As with the best kind of fiction, however, Whitehead’s trajectory was not quite that simple, and his works are not, either. He has become a singular literary voice who writes across genres and whose stories span centuries of American history. So far, they’ve included detective fiction, science fiction, allegory, neo-slave narrative, historical fiction, and more. He’s currently working on both a science fiction work set in the Star Wars universe and a love story set on the eve of the Russian Revolution.  

“There are a lot of white people in it, so for research, I’m watching reruns of The Golden Girls,” he said as the audience guffawed appreciatively.

Colson Whitehead signs a copy of his Pulitzer Prize-winning book The Nickel Boys after giving a reading on campus.

No matter the genre, Whitehead’s works showcase his imaginative powers, dazzling skills as a wordsmith, and commitment to finding a way to show people events and realities that can be hard to see.
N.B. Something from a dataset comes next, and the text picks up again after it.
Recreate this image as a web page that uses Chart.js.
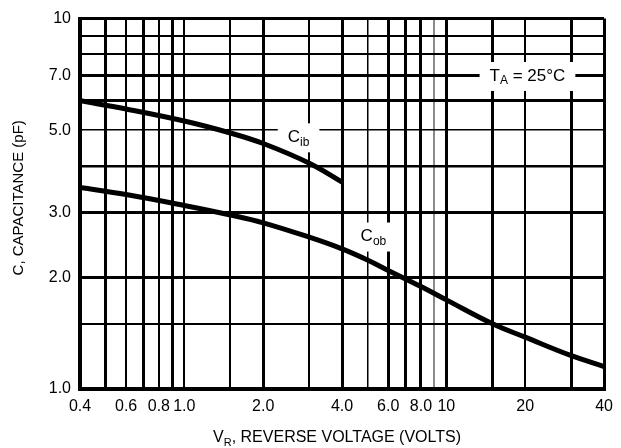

His inspirations come from all kinds of places: dreams, Twitter (now X), a 1990s report on NBC’s Dateline about an escalator inspector, or the way that as a child the phrase “Underground Railroad” made him think there was a real train running beneath the ground. 

“If you can find the right combination of words, maybe thousands and thousands of people can see it the way you see it,” he said. 

A meaningful visit to Mayflower Hill

Alayna Blier ’26, an English major who is taking Bryant’s course, said that meeting and listening to the author this week was inspirational. 

“Meeting such a famous author reminded me that he’s just another person with an inner life of his own, who happens to be a very talented writer,” she said. 

Blier described Whitehead’s reading Tuesday night as “very real and relatable,” and said she felt even more connected to the books she’s reading in class because of the experience of meeting him. 

“It is so cool that Colson Whitehead has acknowledged and attended the class that studies him and appreciates how we are appreciating his talent,” she said. “I am endlessly grateful for this once-in-a-lifetime opportunity. I will definitely be bragging about sitting next to a famous author in a class about him for years to come.”